La specialità renziana: l’evirazione del Senato

La specialità del renzismo è quella di dire una cosa e poi fare una cosa esattamente diversa che, col combinato disposto del giudizio poco lusinghiero sui cittadini italiani (considerati alla stregua di puri imbecilli), è alla base della politica dell’attuale Governo nel nostro Paese. Non tutti, forse, ricorderanno la campagna per la spending review e, di conseguenza, quella contro gli alti stipendi dei manager avviata da Natteo Renzi, che provocò la piccata risposta di Mario Moretti che quella campagna criminalizzante non condivideva e non accettava.

Ma tutti, certamente, ricorderanno una delle motivazioni accampata per giustificare la cancellazione del Senato, oggetto, in autunno, del referendum costituzionale. La ricorderanno di certo se non altro per averla sentita proclamare, come un mantra, ai quattro venti da Renzi e dai suoi divulgatori “scientifici” che sostenevano che la trasformazione del Senato (in una Camera di serie B) era necessaria anche per risparmiare bei soldini di cui l’Italia aveva estremo bisogno. Il tutto perché si sosteneva che con il fatto che i nuovi senatori (provenienti dai Consigli regionali e con sindaci delle grandi città) già venivano pagati dalle proprie amministrazioni di appartenenza, gli stessi non avrebbero potuto rappresentare un peso finanziario se si esclude il viaggio e il rimborso spese per le trasferte da effettuare nella Capitale. Già solo questa motivazione puzzava (e continua a puzzare di imbroglio); vuoi perché il risparmio che si realizza è così miserabile che si poteva ampiamente reperirlo con una vera e propria spending review che è stata, invece, bloccata da Renzi provocando le dimissioni di due illustri economisti come Carlo Cottarelli e Roberto Perotti; ma vuoi, anche, perché è offensivo gridare agli sperperi, mortificando il merito che dovrebbe stare alla base dei compensi, e poi elargire a piene mani, superando lo sbarramento dei 240mila euro annui (altra perla renziana), agli amici collocati alla Rai, senza una valutazione piena delle capacità (che è una variabile determinata dal mercato e non una cervellotica decisione di chi ha le leve del comando).

Anche in questo caso bisognerebbe ricordare le plateali affermazioni fatte dal Premier sulla Rai dalla quale dovevano essere cacciati i partiti (“Via i partiti dalla Rai”) per riempirla, però, di sodali del proprio cerchio magico e di sostenitori della prima ora, essendo pochini (!) i giornalisti e i dirigenti nell’organico precedente in Mamma Rai, e riservando ad essi lautissimi compensi che, come si è scoperto recentemente, vanno dai circa 650mila euro annui del direttore generale Campo Dall’Orto ai 320mila di Carlo Verdelli, fino ai 300mila elargiti a Ilaria Dallatana o alla Bignardi.

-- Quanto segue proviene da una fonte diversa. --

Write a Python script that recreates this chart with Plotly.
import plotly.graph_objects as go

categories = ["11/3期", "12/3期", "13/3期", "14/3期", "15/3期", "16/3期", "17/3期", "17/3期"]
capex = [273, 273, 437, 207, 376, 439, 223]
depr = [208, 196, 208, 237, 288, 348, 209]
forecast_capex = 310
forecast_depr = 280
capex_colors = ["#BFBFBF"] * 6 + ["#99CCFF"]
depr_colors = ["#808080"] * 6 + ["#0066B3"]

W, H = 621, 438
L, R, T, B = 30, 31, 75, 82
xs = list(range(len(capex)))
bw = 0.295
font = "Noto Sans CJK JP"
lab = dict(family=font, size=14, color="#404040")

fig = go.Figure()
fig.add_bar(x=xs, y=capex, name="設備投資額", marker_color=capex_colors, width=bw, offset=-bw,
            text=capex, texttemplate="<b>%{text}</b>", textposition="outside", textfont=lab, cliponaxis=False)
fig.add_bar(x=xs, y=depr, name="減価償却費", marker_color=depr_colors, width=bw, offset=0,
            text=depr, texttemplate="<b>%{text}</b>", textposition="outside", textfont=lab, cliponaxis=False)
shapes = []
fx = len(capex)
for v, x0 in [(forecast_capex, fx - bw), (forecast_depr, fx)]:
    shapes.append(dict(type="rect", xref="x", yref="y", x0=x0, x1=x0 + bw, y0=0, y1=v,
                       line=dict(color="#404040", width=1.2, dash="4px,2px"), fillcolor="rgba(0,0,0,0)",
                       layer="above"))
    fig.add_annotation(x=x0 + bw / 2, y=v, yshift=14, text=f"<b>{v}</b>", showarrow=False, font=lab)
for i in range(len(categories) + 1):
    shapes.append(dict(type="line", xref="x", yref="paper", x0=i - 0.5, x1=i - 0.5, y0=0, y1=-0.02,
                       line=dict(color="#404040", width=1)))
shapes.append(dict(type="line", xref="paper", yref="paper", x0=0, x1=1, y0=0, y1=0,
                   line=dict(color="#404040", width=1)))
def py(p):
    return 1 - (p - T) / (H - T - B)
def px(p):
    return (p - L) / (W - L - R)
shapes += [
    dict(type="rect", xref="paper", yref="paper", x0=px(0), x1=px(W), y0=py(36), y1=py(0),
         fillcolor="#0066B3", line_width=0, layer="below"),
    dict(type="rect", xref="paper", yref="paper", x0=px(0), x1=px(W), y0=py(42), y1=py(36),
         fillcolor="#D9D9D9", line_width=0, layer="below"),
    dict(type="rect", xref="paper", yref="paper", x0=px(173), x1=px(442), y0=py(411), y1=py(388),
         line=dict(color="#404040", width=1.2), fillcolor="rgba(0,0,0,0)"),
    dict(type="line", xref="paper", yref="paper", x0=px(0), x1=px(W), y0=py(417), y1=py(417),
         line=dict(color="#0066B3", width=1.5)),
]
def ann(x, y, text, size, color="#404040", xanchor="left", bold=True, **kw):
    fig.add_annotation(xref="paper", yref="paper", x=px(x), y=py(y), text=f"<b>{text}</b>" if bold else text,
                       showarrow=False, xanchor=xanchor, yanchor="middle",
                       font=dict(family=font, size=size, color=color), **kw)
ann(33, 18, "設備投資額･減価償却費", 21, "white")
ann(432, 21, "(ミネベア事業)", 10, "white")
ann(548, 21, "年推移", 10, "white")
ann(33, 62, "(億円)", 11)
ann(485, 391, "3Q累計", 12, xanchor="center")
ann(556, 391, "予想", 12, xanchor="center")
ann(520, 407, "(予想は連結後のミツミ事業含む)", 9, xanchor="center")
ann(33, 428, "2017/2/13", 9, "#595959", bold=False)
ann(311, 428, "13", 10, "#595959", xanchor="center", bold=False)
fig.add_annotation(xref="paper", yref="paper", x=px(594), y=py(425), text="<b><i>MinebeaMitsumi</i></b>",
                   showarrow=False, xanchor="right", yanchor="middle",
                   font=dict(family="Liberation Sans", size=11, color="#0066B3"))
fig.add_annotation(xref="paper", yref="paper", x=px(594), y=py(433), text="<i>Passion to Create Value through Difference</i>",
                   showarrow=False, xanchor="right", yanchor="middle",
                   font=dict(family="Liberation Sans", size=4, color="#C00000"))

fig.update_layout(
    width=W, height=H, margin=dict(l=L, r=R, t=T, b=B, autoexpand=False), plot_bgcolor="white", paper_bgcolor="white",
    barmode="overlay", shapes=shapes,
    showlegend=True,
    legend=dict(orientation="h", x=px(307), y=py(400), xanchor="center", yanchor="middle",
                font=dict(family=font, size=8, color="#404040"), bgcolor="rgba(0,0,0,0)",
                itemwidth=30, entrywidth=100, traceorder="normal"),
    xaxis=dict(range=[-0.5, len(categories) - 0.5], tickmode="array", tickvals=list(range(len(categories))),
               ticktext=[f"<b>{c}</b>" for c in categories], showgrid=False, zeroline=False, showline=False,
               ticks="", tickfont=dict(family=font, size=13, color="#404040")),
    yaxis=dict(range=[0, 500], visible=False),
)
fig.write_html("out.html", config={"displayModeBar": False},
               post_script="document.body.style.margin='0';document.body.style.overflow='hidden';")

È chiaro che detti compensi, costruiti magari usando un metro che nulla ha a che vedere con le reali capacità dei singoli, stride con la falsa motivazione per l’evirazione del Senato e con il falso tetto dei 240mila euro che viene superato con facili eccezioni. La verità è che a Renzi non interessa affatto il risparmio, ma lo utilizza per sollecitare la pancia degli italiani. Lui pensa solo all’“uomo solo al comando” e sogna di diventare come Erdogan, ma gli italiani non saranno così stupidi da farglielo fare e voteranno “No” alle riforme (sic!), che sono l’anticamera della dittatura.